-- BEGIN --

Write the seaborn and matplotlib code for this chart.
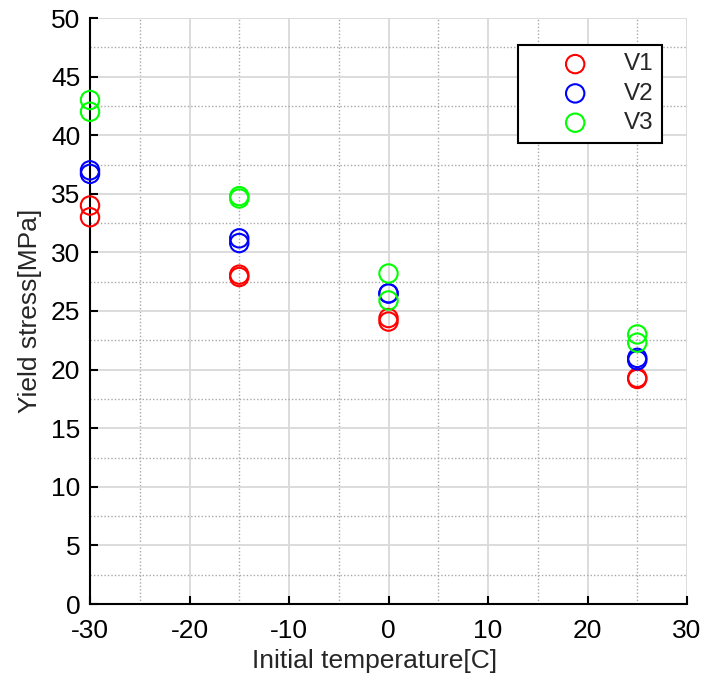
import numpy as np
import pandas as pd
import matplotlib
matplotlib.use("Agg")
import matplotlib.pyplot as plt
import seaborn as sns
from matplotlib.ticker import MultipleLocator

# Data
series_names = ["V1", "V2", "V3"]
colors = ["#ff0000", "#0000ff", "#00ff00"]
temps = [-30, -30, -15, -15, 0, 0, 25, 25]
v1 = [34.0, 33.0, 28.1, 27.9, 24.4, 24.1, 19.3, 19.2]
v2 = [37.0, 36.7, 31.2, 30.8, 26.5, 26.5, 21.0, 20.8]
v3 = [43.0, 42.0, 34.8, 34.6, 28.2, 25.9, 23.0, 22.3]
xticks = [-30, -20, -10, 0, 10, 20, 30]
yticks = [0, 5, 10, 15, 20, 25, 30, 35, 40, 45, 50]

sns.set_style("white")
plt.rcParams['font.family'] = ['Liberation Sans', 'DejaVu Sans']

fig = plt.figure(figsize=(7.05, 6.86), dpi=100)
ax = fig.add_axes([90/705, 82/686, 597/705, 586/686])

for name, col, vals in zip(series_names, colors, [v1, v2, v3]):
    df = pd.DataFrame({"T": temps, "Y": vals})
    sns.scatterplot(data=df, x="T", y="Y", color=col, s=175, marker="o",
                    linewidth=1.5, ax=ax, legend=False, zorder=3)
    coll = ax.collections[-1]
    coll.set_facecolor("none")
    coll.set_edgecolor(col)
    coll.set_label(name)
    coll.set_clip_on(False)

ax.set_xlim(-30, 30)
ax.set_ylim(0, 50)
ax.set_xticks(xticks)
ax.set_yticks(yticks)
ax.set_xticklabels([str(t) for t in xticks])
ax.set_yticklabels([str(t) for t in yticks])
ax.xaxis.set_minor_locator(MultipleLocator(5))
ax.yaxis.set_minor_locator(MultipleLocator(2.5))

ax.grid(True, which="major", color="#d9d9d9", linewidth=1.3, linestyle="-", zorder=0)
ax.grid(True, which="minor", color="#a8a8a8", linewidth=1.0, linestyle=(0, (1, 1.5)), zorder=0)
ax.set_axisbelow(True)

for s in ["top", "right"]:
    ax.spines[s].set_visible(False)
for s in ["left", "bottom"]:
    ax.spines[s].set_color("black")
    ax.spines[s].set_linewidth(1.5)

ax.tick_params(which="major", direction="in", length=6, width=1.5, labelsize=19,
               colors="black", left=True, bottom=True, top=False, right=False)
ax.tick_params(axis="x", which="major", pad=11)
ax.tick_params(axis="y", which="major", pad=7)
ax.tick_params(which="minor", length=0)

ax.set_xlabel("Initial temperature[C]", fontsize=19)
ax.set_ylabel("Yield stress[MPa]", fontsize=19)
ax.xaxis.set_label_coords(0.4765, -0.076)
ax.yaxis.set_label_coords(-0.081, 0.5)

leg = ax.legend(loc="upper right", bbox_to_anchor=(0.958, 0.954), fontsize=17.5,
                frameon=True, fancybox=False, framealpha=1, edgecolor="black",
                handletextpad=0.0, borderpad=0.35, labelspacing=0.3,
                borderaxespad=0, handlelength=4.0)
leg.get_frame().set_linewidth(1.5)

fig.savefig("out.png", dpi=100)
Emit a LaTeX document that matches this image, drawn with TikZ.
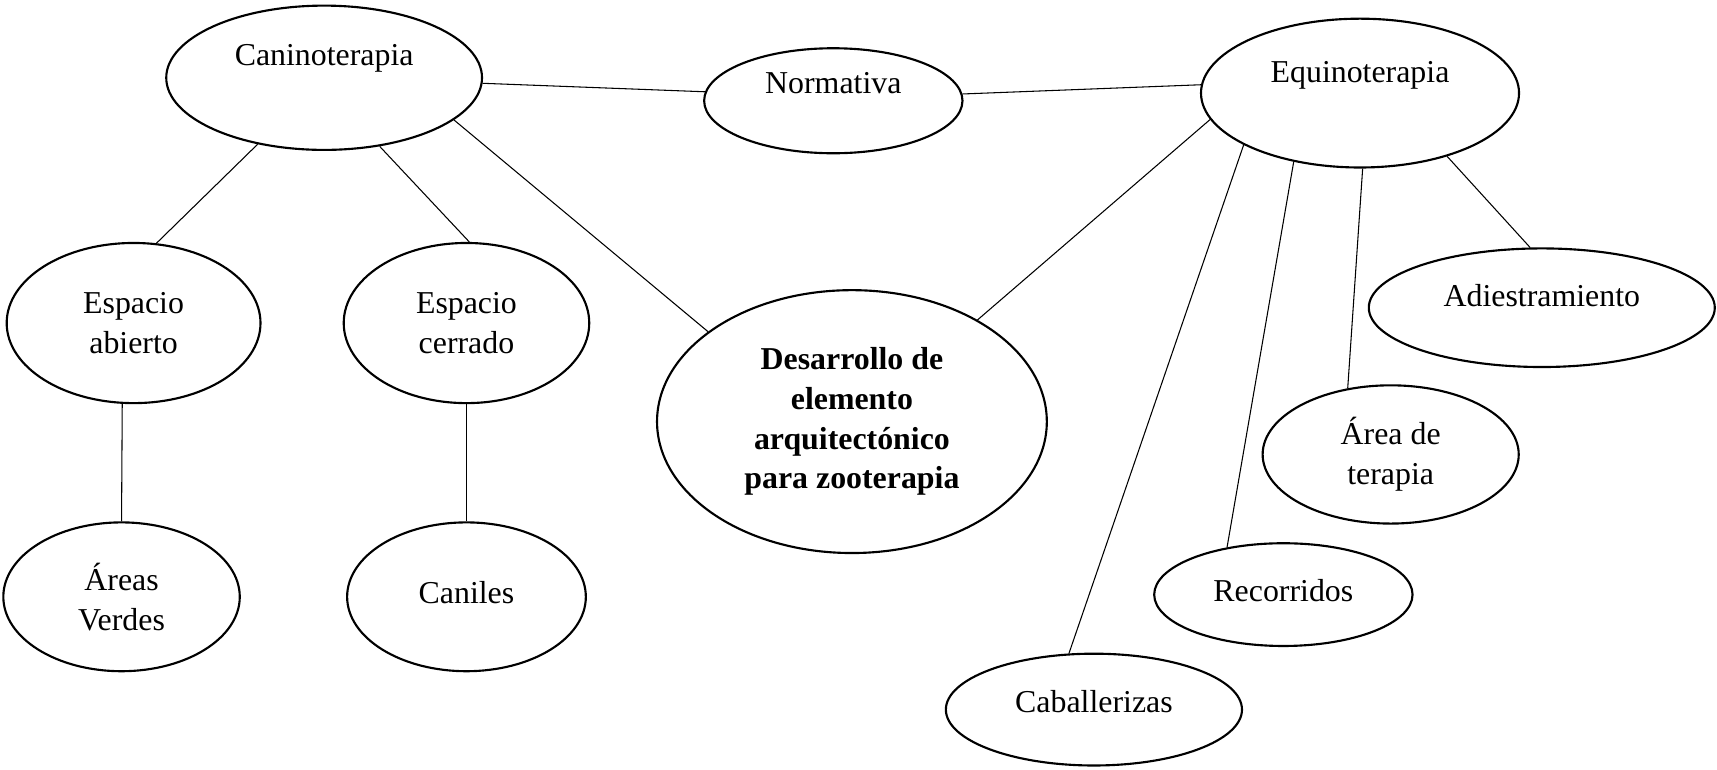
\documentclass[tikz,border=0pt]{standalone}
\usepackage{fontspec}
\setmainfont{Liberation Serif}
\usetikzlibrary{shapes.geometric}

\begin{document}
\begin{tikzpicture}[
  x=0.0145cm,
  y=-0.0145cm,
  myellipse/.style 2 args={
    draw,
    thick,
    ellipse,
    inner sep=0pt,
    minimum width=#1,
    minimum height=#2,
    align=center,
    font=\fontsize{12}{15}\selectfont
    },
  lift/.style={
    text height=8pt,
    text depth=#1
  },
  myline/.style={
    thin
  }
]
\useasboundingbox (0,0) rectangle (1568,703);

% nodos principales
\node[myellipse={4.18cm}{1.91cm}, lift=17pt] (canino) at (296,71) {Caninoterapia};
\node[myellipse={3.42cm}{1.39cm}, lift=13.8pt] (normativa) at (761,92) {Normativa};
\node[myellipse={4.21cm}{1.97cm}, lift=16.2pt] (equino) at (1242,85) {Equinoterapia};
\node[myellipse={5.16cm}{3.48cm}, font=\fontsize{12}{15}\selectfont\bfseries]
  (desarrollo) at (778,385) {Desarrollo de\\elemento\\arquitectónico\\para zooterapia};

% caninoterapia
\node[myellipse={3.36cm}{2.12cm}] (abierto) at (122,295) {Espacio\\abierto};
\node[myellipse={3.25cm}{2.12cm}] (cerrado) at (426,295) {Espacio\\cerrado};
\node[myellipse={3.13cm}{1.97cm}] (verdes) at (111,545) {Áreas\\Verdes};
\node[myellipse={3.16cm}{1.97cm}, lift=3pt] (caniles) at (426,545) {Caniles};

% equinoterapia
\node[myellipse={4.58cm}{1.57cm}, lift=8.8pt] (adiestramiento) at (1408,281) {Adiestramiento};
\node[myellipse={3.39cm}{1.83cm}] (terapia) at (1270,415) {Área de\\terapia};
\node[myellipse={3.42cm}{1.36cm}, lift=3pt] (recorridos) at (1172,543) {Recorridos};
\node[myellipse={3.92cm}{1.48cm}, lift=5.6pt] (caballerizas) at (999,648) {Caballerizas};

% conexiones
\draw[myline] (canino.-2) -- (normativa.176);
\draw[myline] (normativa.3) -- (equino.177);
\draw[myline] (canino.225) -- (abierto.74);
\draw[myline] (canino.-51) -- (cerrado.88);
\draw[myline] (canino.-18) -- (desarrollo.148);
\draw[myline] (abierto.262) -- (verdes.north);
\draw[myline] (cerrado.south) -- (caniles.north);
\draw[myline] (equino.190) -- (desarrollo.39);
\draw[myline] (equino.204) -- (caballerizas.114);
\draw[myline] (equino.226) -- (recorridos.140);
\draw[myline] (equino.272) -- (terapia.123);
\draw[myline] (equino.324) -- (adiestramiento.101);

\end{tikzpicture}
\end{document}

-- END --

PROBLEM DESCRIPTION:
Transcribe the material as is, with images omitted.

EXERCISE RESULT:
Write the seaborn and matplotlib code for this chart.
import numpy as np
import pandas as pd
import matplotlib
matplotlib.use("Agg")
import matplotlib.pyplot as plt
import seaborn as sns
from matplotlib.ticker import MultipleLocator

# Data
series_names = ["V1", "V2", "V3"]
colors = ["#ff0000", "#0000ff", "#00ff00"]
temps = [-30, -30, -15, -15, 0, 0, 25, 25]
v1 = [34.0, 33.0, 28.1, 27.9, 24.4, 24.1, 19.3, 19.2]
v2 = [37.0, 36.7, 31.2, 30.8, 26.5, 26.5, 21.0, 20.8]
v3 = [43.0, 42.0, 34.8, 34.6, 28.2, 25.9, 23.0, 22.3]
xticks = [-30, -20, -10, 0, 10, 20, 30]
yticks = [0, 5, 10, 15, 20, 25, 30, 35, 40, 45, 50]

sns.set_style("white")
plt.rcParams['font.family'] = ['Liberation Sans', 'DejaVu Sans']

fig = plt.figure(figsize=(7.05, 6.86), dpi=100)
ax = fig.add_axes([90/705, 82/686, 597/705, 586/686])

for name, col, vals in zip(series_names, colors, [v1, v2, v3]):
    df = pd.DataFrame({"T": temps, "Y": vals})
    sns.scatterplot(data=df, x="T", y="Y", color=col, s=175, marker="o",
                    linewidth=1.5, ax=ax, legend=False, zorder=3)
    coll = ax.collections[-1]
    coll.set_facecolor("none")
    coll.set_edgecolor(col)
    coll.set_label(name)
    coll.set_clip_on(False)

ax.set_xlim(-30, 30)
ax.set_ylim(0, 50)
ax.set_xticks(xticks)
ax.set_yticks(yticks)
ax.set_xticklabels([str(t) for t in xticks])
ax.set_yticklabels([str(t) for t in yticks])
ax.xaxis.set_minor_locator(MultipleLocator(5))
ax.yaxis.set_minor_locator(MultipleLocator(2.5))

ax.grid(True, which="major", color="#d9d9d9", linewidth=1.3, linestyle="-", zorder=0)
ax.grid(True, which="minor", color="#a8a8a8", linewidth=1.0, linestyle=(0, (1, 1.5)), zorder=0)
ax.set_axisbelow(True)

for s in ["top", "right"]:
    ax.spines[s].set_visible(False)
for s in ["left", "bottom"]:
    ax.spines[s].set_color("black")
    ax.spines[s].set_linewidth(1.5)

ax.tick_params(which="major", direction="in", length=6, width=1.5, labelsize=19,
               colors="black", left=True, bottom=True, top=False, right=False)
ax.tick_params(axis="x", which="major", pad=11)
ax.tick_params(axis="y", which="major", pad=7)
ax.tick_params(which="minor", length=0)

ax.set_xlabel("Initial temperature[C]", fontsize=19)
ax.set_ylabel("Yield stress[MPa]", fontsize=19)
ax.xaxis.set_label_coords(0.4765, -0.076)
ax.yaxis.set_label_coords(-0.081, 0.5)

leg = ax.legend(loc="upper right", bbox_to_anchor=(0.958, 0.954), fontsize=17.5,
                frameon=True, fancybox=False, framealpha=1, edgecolor="black",
                handletextpad=0.0, borderpad=0.35, labelspacing=0.3,
                borderaxespad=0, handlelength=4.0)
leg.get_frame().set_linewidth(1.5)

fig.savefig("out.png", dpi=100)
Emit a LaTeX document that matches this image, drawn with TikZ.
\documentclass[tikz,border=0pt]{standalone}
\usepackage{fontspec}
\setmainfont{Liberation Serif}
\usetikzlibrary{shapes.geometric}

\begin{document}
\begin{tikzpicture}[
  x=0.0145cm,
  y=-0.0145cm,
  myellipse/.style 2 args={
    draw,
    thick,
    ellipse,
    inner sep=0pt,
    minimum width=#1,
    minimum height=#2,
    align=center,
    font=\fontsize{12}{15}\selectfont
    },
  lift/.style={
    text height=8pt,
    text depth=#1
  },
  myline/.style={
    thin
  }
]
\useasboundingbox (0,0) rectangle (1568,703);

% nodos principales
\node[myellipse={4.18cm}{1.91cm}, lift=17pt] (canino) at (296,71) {Caninoterapia};
\node[myellipse={3.42cm}{1.39cm}, lift=13.8pt] (normativa) at (761,92) {Normativa};
\node[myellipse={4.21cm}{1.97cm}, lift=16.2pt] (equino) at (1242,85) {Equinoterapia};
\node[myellipse={5.16cm}{3.48cm}, font=\fontsize{12}{15}\selectfont\bfseries]
  (desarrollo) at (778,385) {Desarrollo de\\elemento\\arquitectónico\\para zooterapia};

% caninoterapia
\node[myellipse={3.36cm}{2.12cm}] (abierto) at (122,295) {Espacio\\abierto};
\node[myellipse={3.25cm}{2.12cm}] (cerrado) at (426,295) {Espacio\\cerrado};
\node[myellipse={3.13cm}{1.97cm}] (verdes) at (111,545) {Áreas\\Verdes};
\node[myellipse={3.16cm}{1.97cm}, lift=3pt] (caniles) at (426,545) {Caniles};

% equinoterapia
\node[myellipse={4.58cm}{1.57cm}, lift=8.8pt] (adiestramiento) at (1408,281) {Adiestramiento};
\node[myellipse={3.39cm}{1.83cm}] (terapia) at (1270,415) {Área de\\terapia};
\node[myellipse={3.42cm}{1.36cm}, lift=3pt] (recorridos) at (1172,543) {Recorridos};
\node[myellipse={3.92cm}{1.48cm}, lift=5.6pt] (caballerizas) at (999,648) {Caballerizas};

% conexiones
\draw[myline] (canino.-2) -- (normativa.176);
\draw[myline] (normativa.3) -- (equino.177);
\draw[myline] (canino.225) -- (abierto.74);
\draw[myline] (canino.-51) -- (cerrado.88);
\draw[myline] (canino.-18) -- (desarrollo.148);
\draw[myline] (abierto.262) -- (verdes.north);
\draw[myline] (cerrado.south) -- (caniles.north);
\draw[myline] (equino.190) -- (desarrollo.39);
\draw[myline] (equino.204) -- (caballerizas.114);
\draw[myline] (equino.226) -- (recorridos.140);
\draw[myline] (equino.272) -- (terapia.123);
\draw[myline] (equino.324) -- (adiestramiento.101);

\end{tikzpicture}
\end{document}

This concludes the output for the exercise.